A revolutionary scheme has been unveiled to turn Spitalfields back to its ‘baroque’ heyday of silk-weavers cottages and alleys.

Campaigners in London’s East End battling to save the neighbourhood from developers have drawn up alternative proposals based around the Old Spitalfields Market—inspired by Rome.

Their plans recreate the 18th century Shepherd’s Arch destroyed in the Blitz, with a pedestrian square opposite Nicholas Hawksmoor’s 1720 Christ Church and an arcade of shops with classical colonnades. The narrow streets and alleys that Spitalfields is famous for would be kept.

TV historian Dan Cruickshank, a key figure in the scheme, told the Advertiser: “We’re trying to sustain Spitalfields’ historic character and retain Dorset Street with its traditional architecture, while developers just want to obliterate it.”

The developers, Exemplar, had proposed offices and shops on the site of the Fruit & Wool Exchange and White Row multi-story car-park opposite—but with no housing, which has been turned down by Tower Hamlets council.

Now a joint enterprise by Spitalfields Historic Building Trust and Spitalfields Community Group has called on Paul Johnston, a professional architect in Cheshire Street, off Brick Lane, to draw up the alternative scheme in detail.

He envisages a new Patternoster Lane and streets that have been lost in history, while opening up Dorset Street which has been reduced to a service road.

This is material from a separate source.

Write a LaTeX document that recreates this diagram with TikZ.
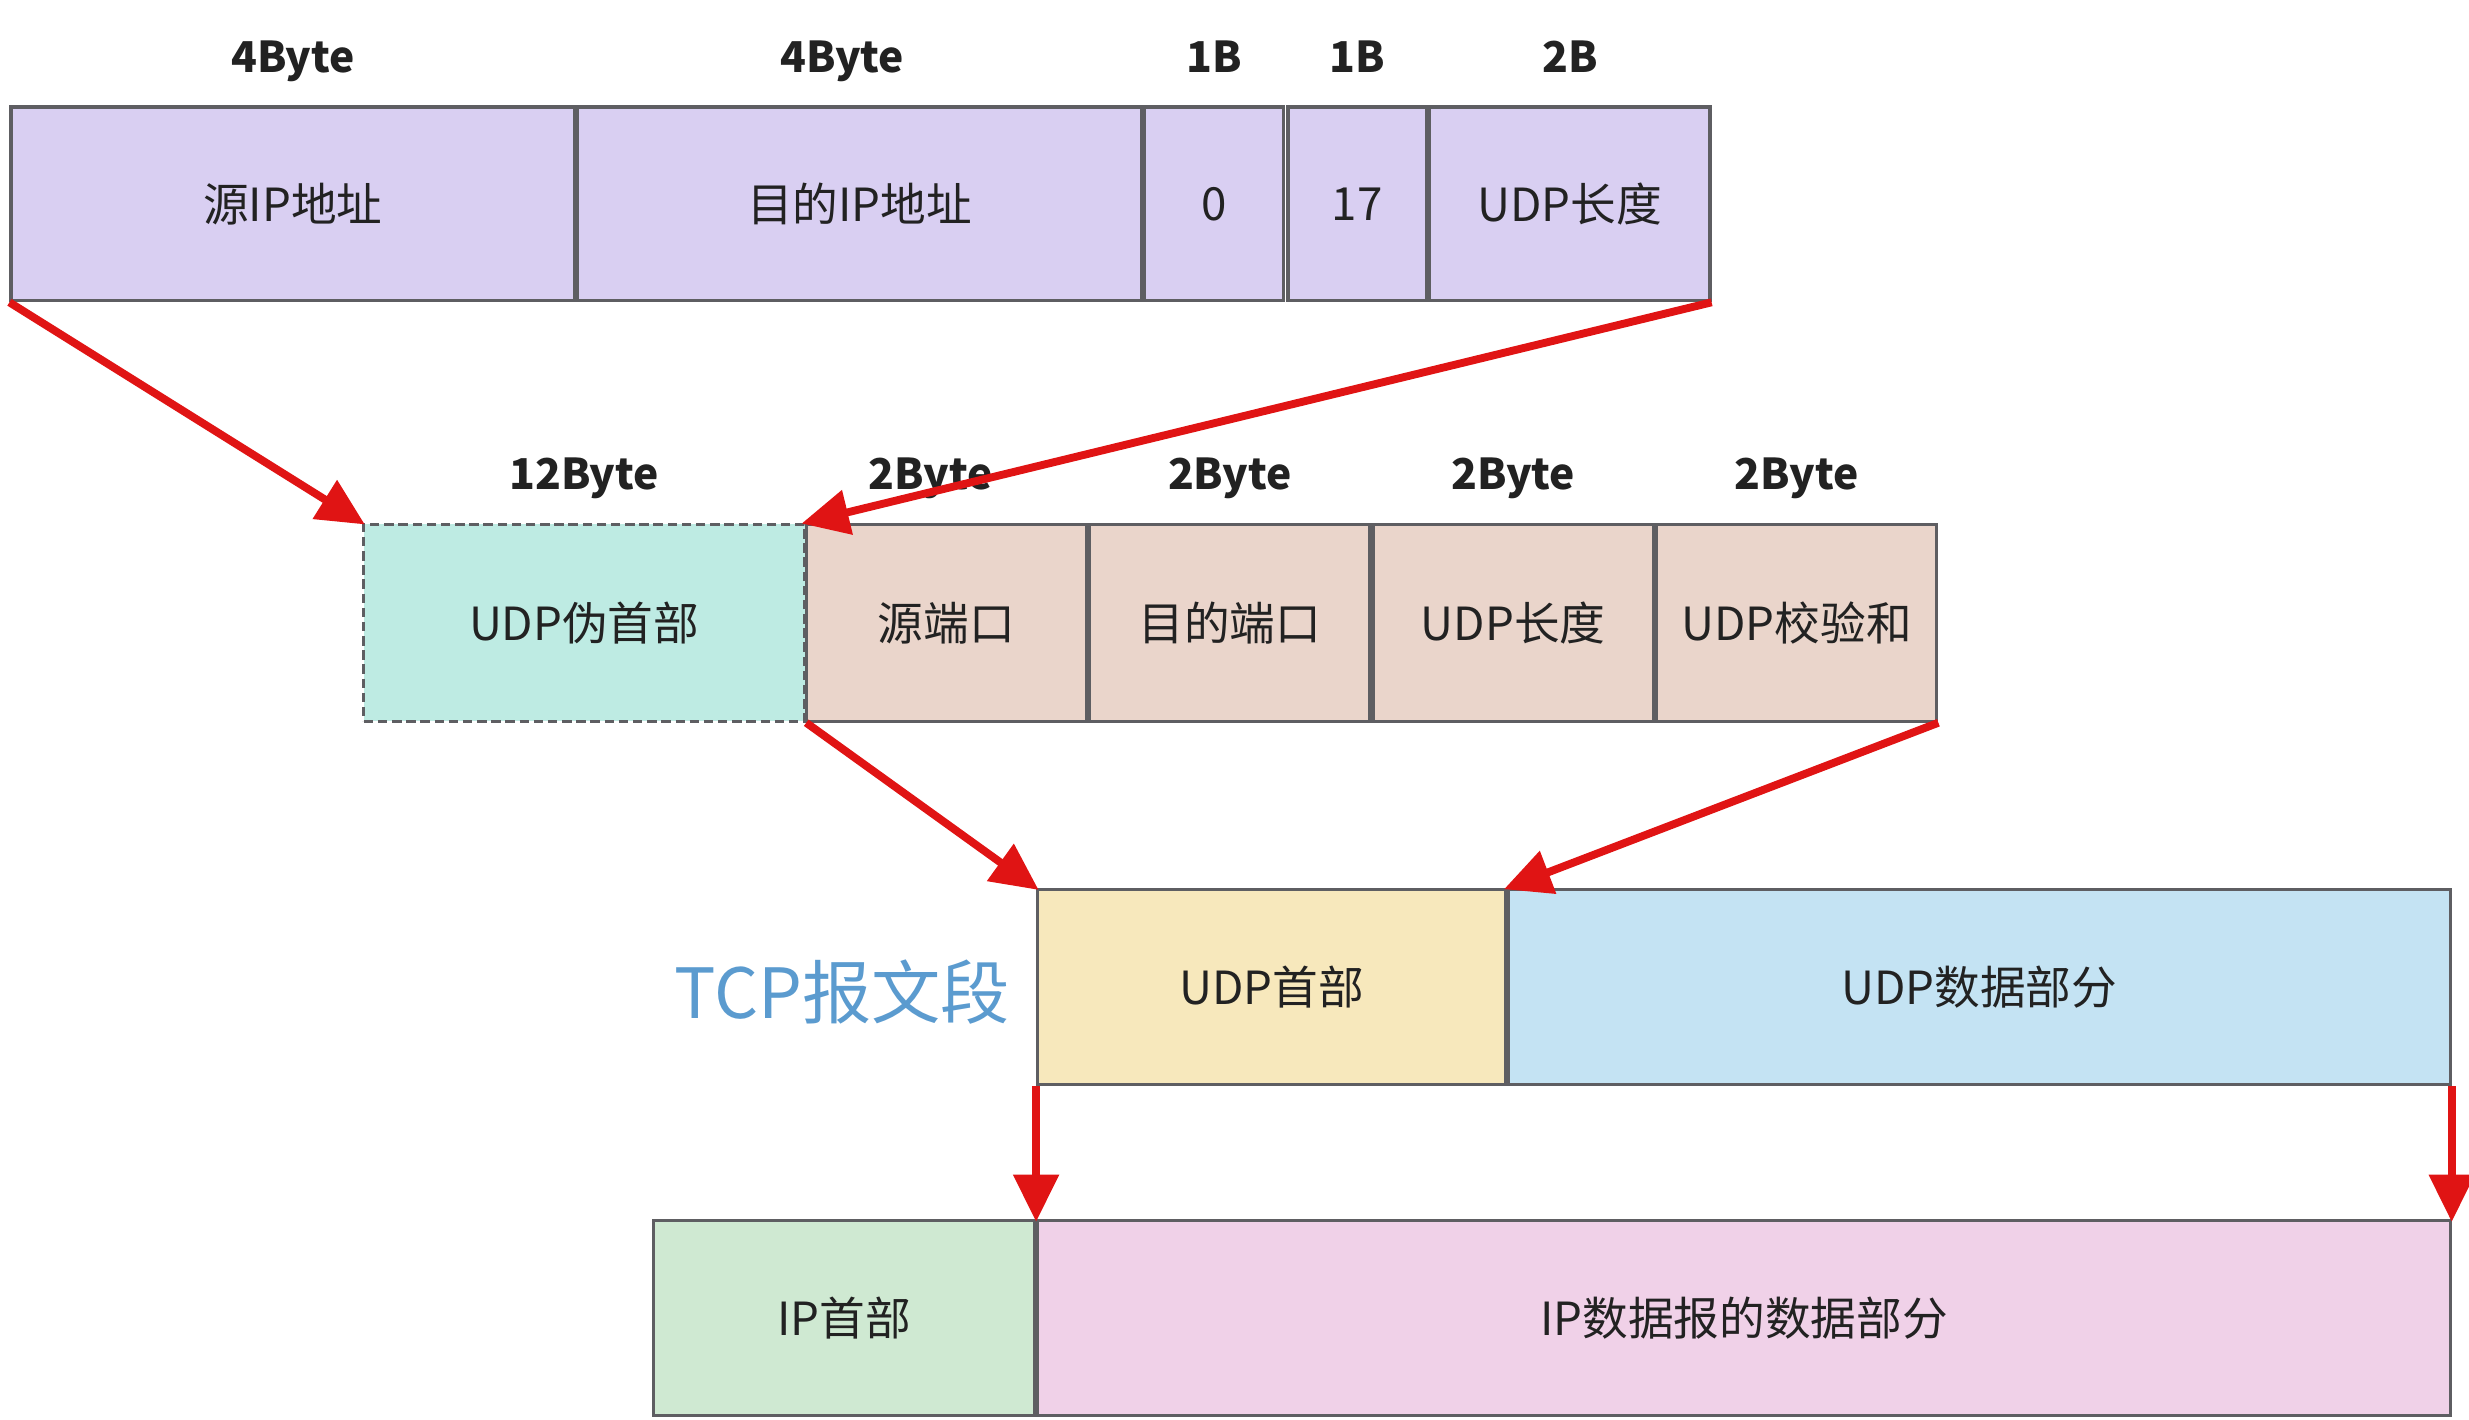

“Our plans based on the 1894 Ordnance Survey revert to a street pattern that’s much older,” he revealed. “We’ve measured the width of Dorset Street and Whites Row and are holding to those dimensions.”

Paul uses Rome for inspiration because he sees Hawksmoor’s Christ Church as Britain’s best example of baroque architecture which began in Italy. Housing, studios, workshops and apartments will line Dorset Street and White’s Row with commercial elements at upper levels on each side.

Shepherd’s Arch is the jewel in the crown. Walk from Liverpool Street into Middlesex Street, through Artillery Passage and across Crispin Street and the casual visitor would be greeted by the arch enticing them towards Christ Church, then onto Brick Lane.

Peter Boisseau takes this route every day.

“I step outside my front and my spiritual batteries are recharged,” he says. “Walking round corners with their odd views and old charm, the nooks and crannies, all make it special.

“But the developers want to remove everything that makes Spitalfields unique and replace these sound buildings with a mammoth, soul-sucking office block with a lifeless personality.”

The campaigners have already won the first round in the battle to save “the heart and soul of Spitalfields” after Tower Hamlets last month rejected Exemplar’s plans for an offices-and-shops multi-complex that would have obliterated Dorset Street.